■ INFORMATION SUPPLIED:
** start **

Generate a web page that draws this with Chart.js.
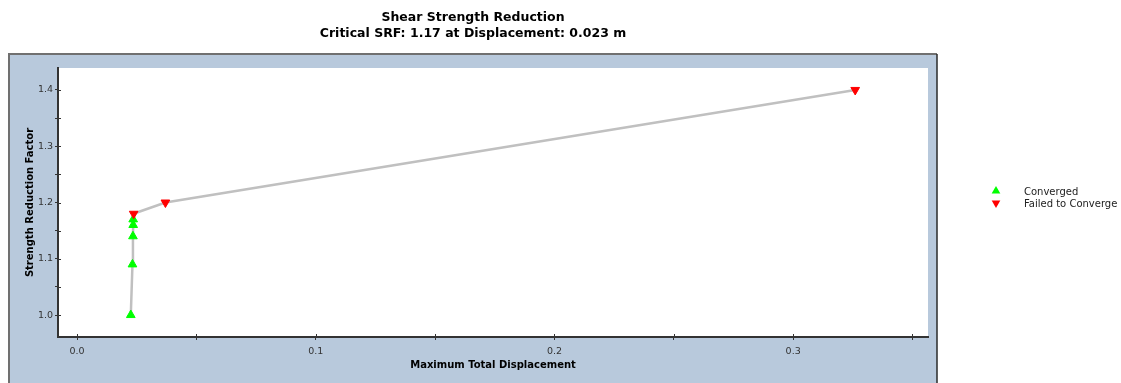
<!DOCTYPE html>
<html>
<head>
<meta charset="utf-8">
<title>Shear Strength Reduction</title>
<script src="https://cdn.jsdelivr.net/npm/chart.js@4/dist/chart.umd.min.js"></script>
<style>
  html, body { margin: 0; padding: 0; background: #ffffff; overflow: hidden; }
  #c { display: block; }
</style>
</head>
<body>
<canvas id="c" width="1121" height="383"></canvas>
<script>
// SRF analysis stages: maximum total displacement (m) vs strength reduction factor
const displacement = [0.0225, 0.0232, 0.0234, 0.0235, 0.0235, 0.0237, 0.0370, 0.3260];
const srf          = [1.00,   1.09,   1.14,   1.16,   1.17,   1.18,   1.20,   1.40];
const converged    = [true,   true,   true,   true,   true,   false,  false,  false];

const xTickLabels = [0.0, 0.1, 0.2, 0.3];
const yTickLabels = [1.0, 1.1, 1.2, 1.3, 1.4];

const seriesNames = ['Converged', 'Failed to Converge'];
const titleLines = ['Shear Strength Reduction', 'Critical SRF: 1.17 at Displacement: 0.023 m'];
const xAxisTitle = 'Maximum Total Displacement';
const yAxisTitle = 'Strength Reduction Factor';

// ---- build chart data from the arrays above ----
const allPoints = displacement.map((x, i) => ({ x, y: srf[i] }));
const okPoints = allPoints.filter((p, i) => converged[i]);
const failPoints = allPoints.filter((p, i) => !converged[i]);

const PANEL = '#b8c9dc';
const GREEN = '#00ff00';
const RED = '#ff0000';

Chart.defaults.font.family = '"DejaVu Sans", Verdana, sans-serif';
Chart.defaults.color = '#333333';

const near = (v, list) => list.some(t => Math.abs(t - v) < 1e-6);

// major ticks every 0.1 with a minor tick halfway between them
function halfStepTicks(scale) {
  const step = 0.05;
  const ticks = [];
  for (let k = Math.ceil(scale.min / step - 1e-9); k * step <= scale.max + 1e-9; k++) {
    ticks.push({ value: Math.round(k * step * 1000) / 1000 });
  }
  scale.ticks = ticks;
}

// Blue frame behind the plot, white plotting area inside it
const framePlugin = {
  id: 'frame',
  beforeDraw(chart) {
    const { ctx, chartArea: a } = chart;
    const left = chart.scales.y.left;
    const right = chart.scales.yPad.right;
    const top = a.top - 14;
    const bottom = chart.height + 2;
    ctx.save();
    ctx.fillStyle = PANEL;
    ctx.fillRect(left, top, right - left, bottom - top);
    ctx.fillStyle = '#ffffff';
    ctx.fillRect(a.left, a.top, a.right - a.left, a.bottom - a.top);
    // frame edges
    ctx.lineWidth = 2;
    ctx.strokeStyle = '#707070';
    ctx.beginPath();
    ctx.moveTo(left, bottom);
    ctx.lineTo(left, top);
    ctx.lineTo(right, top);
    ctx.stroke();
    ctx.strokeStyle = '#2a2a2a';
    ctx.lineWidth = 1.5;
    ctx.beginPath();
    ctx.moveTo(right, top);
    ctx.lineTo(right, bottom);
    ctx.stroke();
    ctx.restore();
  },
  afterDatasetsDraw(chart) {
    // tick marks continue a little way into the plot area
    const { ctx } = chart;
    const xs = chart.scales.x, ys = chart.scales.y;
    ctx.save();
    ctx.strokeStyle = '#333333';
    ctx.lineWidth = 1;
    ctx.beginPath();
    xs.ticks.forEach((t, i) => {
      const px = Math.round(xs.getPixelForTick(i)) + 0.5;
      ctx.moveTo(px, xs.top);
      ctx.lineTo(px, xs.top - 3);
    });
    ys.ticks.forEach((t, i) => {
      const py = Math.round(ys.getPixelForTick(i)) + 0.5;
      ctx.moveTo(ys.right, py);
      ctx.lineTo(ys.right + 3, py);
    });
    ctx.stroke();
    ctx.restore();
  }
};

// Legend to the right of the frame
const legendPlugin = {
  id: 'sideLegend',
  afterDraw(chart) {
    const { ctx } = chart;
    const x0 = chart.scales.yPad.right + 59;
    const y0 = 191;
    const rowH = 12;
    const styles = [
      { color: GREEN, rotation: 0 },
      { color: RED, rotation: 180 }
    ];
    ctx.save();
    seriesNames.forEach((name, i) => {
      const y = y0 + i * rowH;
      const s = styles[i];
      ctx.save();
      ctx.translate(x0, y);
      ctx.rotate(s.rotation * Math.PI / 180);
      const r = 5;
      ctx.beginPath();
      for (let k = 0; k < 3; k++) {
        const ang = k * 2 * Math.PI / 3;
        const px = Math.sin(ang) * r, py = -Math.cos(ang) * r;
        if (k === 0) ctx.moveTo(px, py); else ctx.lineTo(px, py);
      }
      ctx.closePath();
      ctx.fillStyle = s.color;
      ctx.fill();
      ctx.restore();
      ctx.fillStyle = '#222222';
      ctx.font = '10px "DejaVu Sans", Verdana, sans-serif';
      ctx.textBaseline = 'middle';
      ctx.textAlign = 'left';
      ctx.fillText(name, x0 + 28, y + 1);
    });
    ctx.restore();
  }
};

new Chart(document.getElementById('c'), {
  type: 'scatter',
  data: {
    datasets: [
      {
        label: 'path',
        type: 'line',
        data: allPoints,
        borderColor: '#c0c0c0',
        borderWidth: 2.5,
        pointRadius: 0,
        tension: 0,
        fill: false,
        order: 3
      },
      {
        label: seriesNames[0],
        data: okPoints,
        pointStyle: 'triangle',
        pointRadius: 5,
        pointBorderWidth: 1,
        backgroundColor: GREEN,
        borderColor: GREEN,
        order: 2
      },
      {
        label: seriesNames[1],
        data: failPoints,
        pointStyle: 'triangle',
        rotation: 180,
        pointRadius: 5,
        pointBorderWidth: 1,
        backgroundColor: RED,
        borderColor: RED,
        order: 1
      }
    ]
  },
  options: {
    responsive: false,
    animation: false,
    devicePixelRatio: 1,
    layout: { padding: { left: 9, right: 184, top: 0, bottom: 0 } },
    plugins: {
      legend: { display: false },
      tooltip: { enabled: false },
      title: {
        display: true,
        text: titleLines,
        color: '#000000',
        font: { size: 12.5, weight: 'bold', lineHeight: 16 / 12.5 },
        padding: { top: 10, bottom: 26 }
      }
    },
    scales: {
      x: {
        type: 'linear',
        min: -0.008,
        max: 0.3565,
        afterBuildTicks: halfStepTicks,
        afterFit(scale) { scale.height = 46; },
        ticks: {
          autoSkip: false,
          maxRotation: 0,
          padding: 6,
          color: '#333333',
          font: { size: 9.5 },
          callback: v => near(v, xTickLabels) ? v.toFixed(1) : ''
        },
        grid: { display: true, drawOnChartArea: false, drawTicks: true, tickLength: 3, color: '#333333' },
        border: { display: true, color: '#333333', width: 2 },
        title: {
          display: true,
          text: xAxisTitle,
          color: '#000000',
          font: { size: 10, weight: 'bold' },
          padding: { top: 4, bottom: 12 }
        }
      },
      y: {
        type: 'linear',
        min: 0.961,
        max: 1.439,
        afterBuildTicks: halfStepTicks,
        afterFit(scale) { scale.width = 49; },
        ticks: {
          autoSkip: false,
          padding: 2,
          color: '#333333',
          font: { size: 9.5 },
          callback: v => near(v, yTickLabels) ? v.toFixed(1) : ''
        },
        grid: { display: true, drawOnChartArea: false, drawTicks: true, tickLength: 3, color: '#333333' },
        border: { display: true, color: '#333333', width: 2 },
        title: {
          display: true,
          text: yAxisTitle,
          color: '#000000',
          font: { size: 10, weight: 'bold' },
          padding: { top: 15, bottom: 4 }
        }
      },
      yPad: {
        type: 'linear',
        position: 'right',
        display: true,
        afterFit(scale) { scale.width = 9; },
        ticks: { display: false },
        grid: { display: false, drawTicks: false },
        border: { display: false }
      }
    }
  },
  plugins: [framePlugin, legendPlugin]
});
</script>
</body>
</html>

** end **

Which lines include the word "with"? Copy every one of them.

■ SOLUTION TO THE EXERCISE:
Generate a web page that draws this with Chart.js.
// major ticks every 0.1 with a minor tick halfway between them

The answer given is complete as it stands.